**Goal**
Could the lines from the start of the data through the line with "(dbT) at (155,332)" be set down exactly, with no pictures among them?

** BEGIN **

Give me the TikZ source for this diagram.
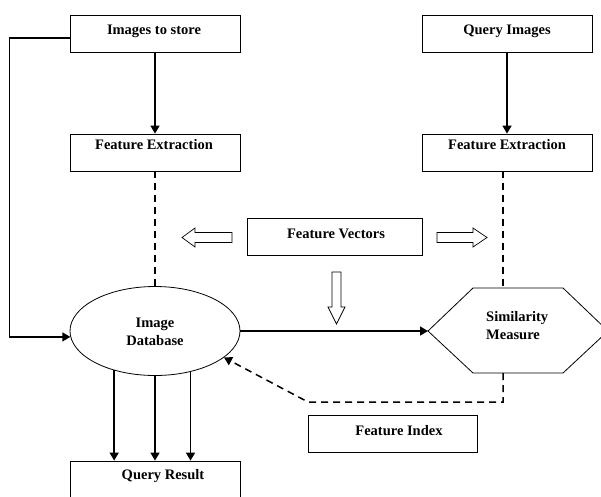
\documentclass[tikz,border=0pt]{standalone}
\usepackage{fontspec}
\setmainfont{Liberation Serif}
\usetikzlibrary{arrows.meta,shapes.geometric}
\begin{document}
\begin{tikzpicture}[x=1pt,y=-1pt,
  box/.style={draw,line width=0.8pt,minimum width=170pt,minimum height=37pt,inner sep=0pt},
  lbl/.style={font=\fontsize{14.5}{18}\selectfont\bfseries,inner sep=0pt,align=center},
  arr/.style={line width=1.6pt,-{Triangle[length=8pt,width=9pt]}},
  dsh/.style={line width=1.5pt,dash pattern=on 7pt off 5pt},
  hollow/.style={draw,line width=0.7pt,fill=white}]
\useasboundingbox (0,0) rectangle (601,496);
\clip (0,0) rectangle (601,496);

% boxes
\node[box] (store) at (155,33.5) {};
\node[lbl] (storeT) at (154,31) {Images to store};
\node[box] (query) at (507.5,33.5) {};
\node[lbl] (queryT) at (507,31) {Query Images};
\node[box] (fel) at (155,152.5) {};
\node[lbl] (felT) at (154,145) {Feature Extraction};
\node[box] (fer) at (507.5,152.5) {};
\node[lbl] (ferT) at (507,145) {Feature Extraction};
\node[box,minimum width=175pt] (fv) at (334.5,236.5) {};
\node[lbl] (fvT) at (336,234) {Feature Vectors};
\node[box,minimum width=169pt] (fi) at (392.5,433.5) {};
\node[lbl] (fiT) at (399,431) {Feature Index};
\node[box] (qr) at (155,479.5) {};
\node[lbl] (qrT) at (163,476) {Query Result};

% ellipse
\node[draw,ellipse,line width=0.8pt,minimum width=170pt,minimum height=89pt,inner sep=0pt] (db) at (155,331) {};
\node[lbl] (dbT) at (155,332) {Image\\Database};

% hexagon
\coordinate (hW) at (428,331);
\coordinate (hNW) at (473,288);
\coordinate (hNE) at (563,288);
\coordinate (hE) at (608,331);
\coordinate (hSE) at (563,373);
\coordinate (hSW) at (473,373);
\draw[line width=0.8pt] (hW) -- (hNW) -- (hNE) -- (hE) -- (hSE) -- (hSW) -- cycle;
\node[lbl,align=left,anchor=west] (simT) at (486,326) {Similarity\\Measure};
\coordinate (hTop) at (503,288);
\coordinate (hBot) at (503,373);

% solid arrows
\draw[arr] (store.south) -- (fel.north);
\draw[arr] (query.south -| queryT) -- (fer.north -| queryT);
\draw[arr] (db.east) -- (hW);
\draw[line width=1.3pt,-{Triangle[length=8pt,width=9pt]}] ([yshift=-4.5pt]store.west) -- ++(-60,0) |- (db.184);
\draw[arr] (db.-136) -- (db.-136 |- qr.north);
\draw[arr] (db.south) -- (qr.north);
\draw[arr] (db.-49) -- (db.-49 |- qr.north);

% dashed
\draw[dsh] (fel.south) -- (db.north);
\draw[dsh] (fer.south -| hTop) -- (hTop);
\coordinate (c1) at (503,402);
\coordinate (c2) at (308,402);
\draw[dsh,-{Triangle[length=8pt,width=9pt]}] (hBot) -- (c1) -- (c2) -- (db.-21);

% hollow arrows
\draw[hollow] (182,237.5) -- (195,228) -- (195,232.5) -- (232,232.5) -- (232,242.5) -- (195,242.5) -- (195,247) -- cycle;
\draw[hollow] (487,237.5) -- (473,228) -- (473,232.5) -- (437,232.5) -- (437,242.5) -- (473,242.5) -- (473,247) -- cycle;
\draw[hollow] (336.5,324) -- (328,307) -- (332,307) -- (332,272) -- (341,272) -- (341,307) -- (345,307) -- cycle;
\end{tikzpicture}
\end{document}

** END **

**Written answer**
Give me the TikZ source for this diagram.
\documentclass[tikz,border=0pt]{standalone}
\usepackage{fontspec}
\setmainfont{Liberation Serif}
\usetikzlibrary{arrows.meta,shapes.geometric}
\begin{document}
\begin{tikzpicture}[x=1pt,y=-1pt,
  box/.style={draw,line width=0.8pt,minimum width=170pt,minimum height=37pt,inner sep=0pt},
  lbl/.style={font=\fontsize{14.5}{18}\selectfont\bfseries,inner sep=0pt,align=center},
  arr/.style={line width=1.6pt,-{Triangle[length=8pt,width=9pt]}},
  dsh/.style={line width=1.5pt,dash pattern=on 7pt off 5pt},
  hollow/.style={draw,line width=0.7pt,fill=white}]
\useasboundingbox (0,0) rectangle (601,496);
\clip (0,0) rectangle (601,496);

% boxes
\node[box] (store) at (155,33.5) {};
\node[lbl] (storeT) at (154,31) {Images to store};
\node[box] (query) at (507.5,33.5) {};
\node[lbl] (queryT) at (507,31) {Query Images};
\node[box] (fel) at (155,152.5) {};
\node[lbl] (felT) at (154,145) {Feature Extraction};
\node[box] (fer) at (507.5,152.5) {};
\node[lbl] (ferT) at (507,145) {Feature Extraction};
\node[box,minimum width=175pt] (fv) at (334.5,236.5) {};
\node[lbl] (fvT) at (336,234) {Feature Vectors};
\node[box,minimum width=169pt] (fi) at (392.5,433.5) {};
\node[lbl] (fiT) at (399,431) {Feature Index};
\node[box] (qr) at (155,479.5) {};
\node[lbl] (qrT) at (163,476) {Query Result};

% ellipse
\node[draw,ellipse,line width=0.8pt,minimum width=170pt,minimum height=89pt,inner sep=0pt] (db) at (155,331) {};
\node[lbl] (dbT) at (155,332) {Image\\Database};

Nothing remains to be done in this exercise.